Guy Lodges, critique sur Variety, sur Twitter :
"C'est amusant de constater que le règlement de comptes entre Netflix et Spielberg bénéficie à Green Book au niveau des récompenses, un film dont personne ne dit "Vous devez le voir au cinéma!"... Articuler le débat cinéma/Netflix entièrement autour des Oscars comme le fait Spielberg semble petit, borné et à côté de la plaque selon moi".
Les réactions se poursuivent, pour, contre ou s'interrogent de façon plus générale, comme en témoigne le scénariste X-Men: le commencement Zack Stentz sur Twitter :
(...) Tandis que tout le monde s'intéresse à Spielberg vs Netflix, je crois que nous évacuons deux problèmes majeurs. Il y a une génération entière qui a arrêté d'aller au cinéma sauf pour les événements majeurs marketés et une autre génération, qui suit la première, et qui s'intéresse davantage aux jeux vidéo qu'aux films".
Enfin, d'autres twittos cherchent des solutions, comme le réalisateur Sean Baker (The Florida Project) :
"Pour une somme fixe, les abonnés Netflix pourraient voir les films Netflix en salle gratuitement. Je sais que je dépenserai 2 dollars par mois pour voir des films comme Roma ou Buster Scruggs sur grand écran.

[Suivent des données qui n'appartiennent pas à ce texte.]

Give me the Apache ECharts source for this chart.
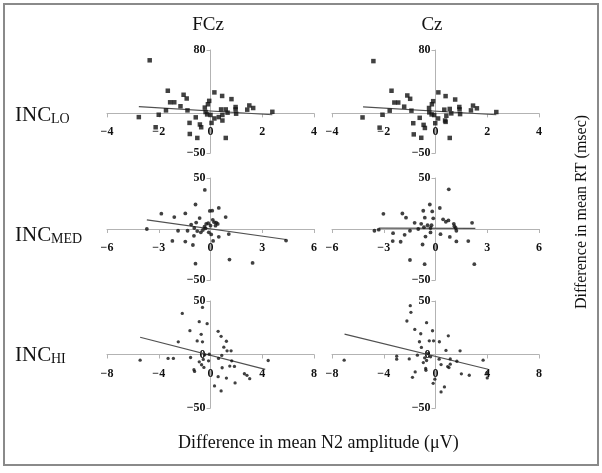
<!DOCTYPE html>
<html>
<head>
<meta charset="utf-8">
<script src="https://cdn.jsdelivr.net/npm/echarts@6/dist/echarts.min.js"></script>
<style>html,body{margin:0;padding:0;background:#fff;}#c{width:602px;height:473px;}</style>
</head>
<body>
<div id="c"></div>
<script>
// ---- Data ----
const columnTitles = ['FCz', 'Cz'];
const rowNames = ['LO', 'MED', 'HI'];

const fczLo = [[-2.35,67],[-1.65,28.6],[-1.56,14],[-1.40,14],[-1.72,3.8],[-2.0,-1.7],[-2.77,-4.7],[-2.12,-17.5],[-1.16,9],[-1.04,23.5],[-0.92,18.8],[-0.89,3.8],[-0.81,-12],[-0.80,-26],[-0.57,-5],[-0.41,-14],[-0.36,-17.5],[-0.51,-31],[-0.22,7.3],[-0.10,11.5],[-0.05,15.8],[-0.19,1.7],[-0.13,-1.3],[0,-2],[0.04,-12],[0.15,-6.4],[0.15,26.5],[0.45,22],[0.41,5],[0.46,-2],[0.46,-9],[0.59,5],[0.66,0.9],[0.59,-31],[0.81,18],[0.97,8],[0.97,5],[0.99,-0.4],[1.5,10],[1.42,4.7],[1.65,6.8],[2.39,2],[0.32,-4.7]];
const czLo = [[-2.40,66],[-1.70,28.6],[-1.59,13.7],[-1.44,13.7],[-1.77,3.4],[-2.05,-1.7],[-2.82,-5.1],[-2.16,-18],[-1.21,8.5],[-1.09,22.6],[-0.98,18.4],[-0.93,3.4],[-0.86,-12.4],[-0.84,-26.5],[-0.61,-5.6],[-0.46,-14.5],[-0.41,-18.4],[-0.55,-30.8],[-0.25,6.8],[-0.14,11.5],[-0.09,15.4],[-0.24,1.3],[-0.15,-1.3],[-0.05,-2.1],[-0.01,-12.4],[0.10,-6.4],[0.11,26.5],[0.39,21.8],[0.34,4.7],[0.42,-3],[0.39,-10.7],[0.55,5.6],[0.61,0],[0.55,-31],[0.76,17.5],[0.92,8.1],[0.93,5.1],[0.95,-0.9],[1.45,9.8],[1.37,3.8],[1.60,6.4],[2.35,1.7],[0.37,-9]];
const fczMed = [[-0.33,38.3],[-0.87,24],[-2.85,15],[-2.10,11.7],[-1.46,15.3],[-0.63,10.7],[-0.04,17.7],[0.10,18],[0.48,20.7],[0.88,11.7],[-3.69,0],[-1.88,-1.7],[-1.33,-1.7],[-1.12,4.3],[-0.94,1],[-0.83,6.3],[-0.96,-6.7],[-0.77,-2],[-0.56,-3.3],[-0.44,-1],[-0.35,2.3],[-0.25,5],[-0.13,5.7],[-0.29,0.7],[-0.10,-3.3],[0.04,-5.3],[0.13,9],[0.21,6.7],[0.33,6.3],[0.42,5],[0.29,3.3],[0.15,-11.7],[0.48,-7.7],[1.06,-5],[-2.21,-11.7],[-1.46,-12.3],[-1.02,-15.7],[-0.87,-34],[1.10,-30],[2.44,-33.3],[4.38,-11.3],[0,3.3]];
const czMed = [[0.77,38.9],[-0.33,24],[-3.02,14.9],[-1.92,15.2],[-1.71,11.1],[-0.71,17.9],[-0.19,17.2],[0.25,20.6],[-0.62,11.1],[-0.13,10.5],[-1.21,6.1],[-0.83,5.1],[-0.67,1.7],[-0.46,3.7],[-0.23,3.7],[-0.29,1],[-1.0,0],[-1.48,-1.7],[-1.79,-5.7],[-2.46,-4.1],[-2.48,-11.8],[-2.02,-12.5],[-3.54,-1.7],[-3.29,-0.7],[-0.58,-7.4],[-0.75,-15.2],[-1.48,-30.4],[-0.63,-34.5],[-0.29,-3.4],[0.44,9.5],[0.60,7.1],[0.75,8.4],[1.06,5.1],[1.10,2.7],[1.21,-1.7],[0.29,-5.1],[0.83,-7.8],[1.21,-12.2],[1.90,-11.8],[2.12,6.1],[2.25,-34.5],[1.17,1]];
const fczHi = [[-0.62,44],[-2.18,38.4],[-0.87,30.7],[-0.26,28.8],[-1.59,22.3],[-0.72,18.9],[-1.03,12.7],[-0.62,11.8],[-2.49,11.8],[0.59,21.7],[0.82,17],[1.23,12.4],[1.03,6.8],[1.28,3.4],[1.59,3.4],[-5.44,-5.3],[-3.28,-3.7],[-2.87,-3.7],[-1.54,-2.8],[-0.44,-0.3],[-0.10,0.3],[-0.87,-6.8],[-0.56,-4.6],[-0.15,-5.9],[-0.69,-9.6],[-0.51,-12.1],[-1.28,-14.2],[-1.23,-15.8],[0.62,-3.7],[0.87,-0.9],[0.90,-12.4],[1.64,-5.9],[1.49,-10.8],[1.85,-11.1],[0.59,-20.7],[1.23,-22],[1.90,-26.6],[0.31,-29.4],[0.82,-34],[2.62,-18],[2.82,-19.5],[3.03,-22.6],[4.46,-5.6]];
const czHi = [[-1.95,45.6],[-1.90,39.4],[-2.21,31.3],[-0.69,29.7],[-1.60,23.4],[-0.23,22.2],[-1.14,19.4],[0.99,17.5],[-1.24,11.9],[-0.48,12.8],[-0.15,12.8],[0.30,11.9],[-1.09,6.6],[0.81,3.8],[1.90,3.4],[-7.06,-5.3],[-3.0,-1.6],[-3.0,-4.4],[-2.03,-4.1],[-1.40,-0.6],[-0.58,0.9],[-0.38,-2.2],[-0.84,-3.1],[-0.94,-7.5],[-0.69,-5.6],[-0.76,-13.1],[-0.74,-14.7],[-1.57,-16.3],[-1.78,-21.3],[0.28,-4.4],[0.43,-9.4],[1.14,-4.1],[1.65,-6.3],[0.94,-11.3],[1.04,-12.2],[2.0,-18.1],[2.61,-19.4],[-0.05,-23.1],[-0.18,-26.9],[0.69,-30.3],[0.43,-35],[3.68,-5.3],[3.98,-16.9],[4.0,-21.9],[1.14,-9]];

// trend-line end points
const fczLoTrend = [[-2.77,8.5],[2.39,-1.7]];
const czLoTrend = [[-2.80,8.1],[2.35,-1.7]];
const fczMedTrend = [[-3.69,9],[4.38,-10.3]];
const czMedTrend = [[-3.27,0.8],[2.31,0.7]];
const fczHiTrend = [[-5.44,16.1],[4.23,-13.9]];
const czHiTrend = [[-7.03,19.1],[4.06,-13.8]];

// axis ranges & tick labels
const xRanges = [[-4,4,2],[-6,6,3],[-8,8,4]];
const yRanges = [[-50,80],[-50,50],[-50,50]];
const yTickLabels = [[-50,80],[-50,50],[-50,0,50]];

const panels = [
  {pts: fczLo, trend: fczLoTrend, row: 0, col: 0, sym: 'rect', size: 4.5},
  {pts: czLo, trend: czLoTrend, row: 0, col: 1, sym: 'rect', size: 4.5},
  {pts: fczMed, trend: fczMedTrend, row: 1, col: 0, sym: 'circle', size: 3.8},
  {pts: czMed, trend: czMedTrend, row: 1, col: 1, sym: 'circle', size: 3.8},
  {pts: fczHi, trend: fczHiTrend, row: 2, col: 0, sym: 'circle', size: 3.3},
  {pts: czHi, trend: czHiTrend, row: 2, col: 1, sym: 'circle', size: 3.3}
];

// ---- layout ----
const colLeft = [107, 332];
const rowBox = [[50,103],[178,102],[301,107]];
const plotW = 207;
const AX = '#b3b3b3';
const SERIF = 'Liberation Serif, Times New Roman, serif';
const minus = v => String(v).replace('-', '\u2212');

const grid = [], xAxis = [], yAxis = [], series = [];
panels.forEach((p, i) => {
  const [top, h] = rowBox[p.row];
  grid.push({left: colLeft[p.col], top: top, width: plotW, height: h, containLabel: false});
  const xr = xRanges[p.row], yr = yRanges[p.row];
  // shift each axis so that it crosses the other at zero (labels travel with it)
  const xOff = -h * (0 - yr[0]) / (yr[1] - yr[0]);
  const yOff = -plotW * (0 - xr[0]) / (xr[1] - xr[0]);
  xAxis.push({
    type: 'value', gridIndex: i, min: xr[0], max: xr[1], interval: xr[2],
    position: 'bottom', offset: xOff,
    axisLine: {onZero: false, lineStyle: {color: AX, width: 1}},
    axisTick: {show: true, length: 4, lineStyle: {color: AX}},
    splitLine: {show: false},
    axisLabel: {margin: 13, color: '#111', fontFamily: SERIF, fontWeight: 'bold', fontSize: 12,
      showMinLabel: true, showMaxLabel: true, formatter: minus}
  });
  yAxis.push({
    type: 'value', gridIndex: i, min: yr[0], max: yr[1],
    position: 'left', offset: yOff,
    axisLine: {show: true, onZero: false, lineStyle: {color: AX, width: 1}},
    axisTick: {show: true, length: 4, lineStyle: {color: AX}, customValues: yTickLabels[p.row]},
    splitLine: {show: false},
    axisLabel: {margin: 5, color: '#111', fontFamily: SERIF, fontWeight: 'bold', fontSize: 12,
      customValues: yTickLabels[p.row], formatter: minus}
  });
  series.push({
    type: 'scatter', xAxisIndex: i, yAxisIndex: i, data: p.pts,
    symbol: p.sym, symbolSize: p.size, itemStyle: {color: '#111'}, silent: true, z: 3
  });
  series.push({
    type: 'line', xAxisIndex: i, yAxisIndex: i, data: p.trend, showSymbol: false,
    lineStyle: {color: '#505050', width: 1.2}, silent: true, z: 2
  });
});

const graphic = [
  {type: 'rect', shape: {x: 4, y: 4, width: 594, height: 461}, style: {fill: 'none', stroke: '#8a8a8a', lineWidth: 2}, z: 0},
  {type: 'text', x: 208, y: 25, style: {text: columnTitles[0], font: '19px ' + SERIF, fill: '#111', align: 'center', verticalAlign: 'middle'}},
  {type: 'text', x: 432, y: 25, style: {text: columnTitles[1], font: '19px ' + SERIF, fill: '#111', align: 'center', verticalAlign: 'middle'}},
  {type: 'text', x: 178, y: 443, style: {text: 'Difference in mean N2 amplitude (\u03bcV)', font: '18px ' + SERIF, fill: '#111', align: 'left', verticalAlign: 'middle'}},
  {type: 'text', x: 582, y: 212, rotation: Math.PI / 2, style: {text: 'Difference in mean RT (msec)', font: '16px ' + SERIF, fill: '#111', align: 'center', verticalAlign: 'middle'}}
];
const rowLabelY = [115, 235, 355];
rowNames.forEach((n, r) => {
  graphic.push({type: 'text', x: 15, y: rowLabelY[r], style: {text: 'INC', font: '21px ' + SERIF, fill: '#111', align: 'left', verticalAlign: 'middle'}});
  graphic.push({type: 'text', x: 51, y: rowLabelY[r] + 4, style: {text: n, font: '14px ' + SERIF, fill: '#111', align: 'left', verticalAlign: 'middle'}});
});

const chart = echarts.init(document.getElementById('c'), null, {renderer: 'canvas'});
chart.setOption({
  animation: false,
  backgroundColor: '#fff',
  grid, xAxis, yAxis, series, graphic
});
</script>
</body>
</html>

Cela permettrait de [satisfaire] les exploitants de cinéma et les spectateurs qui apprécient l'expérience cinéma. (...) Nous devons trouver des solutions".
L'Académie des Oscars et son comité de direction vont-ils entendre les arguments des uns et des autres, proposer des solutions ou simplement trancher brutalement "pour ou contre Netflix aux Oscars ?" Le débat s'avère passionnant et pour l'instant, complètement ouvert.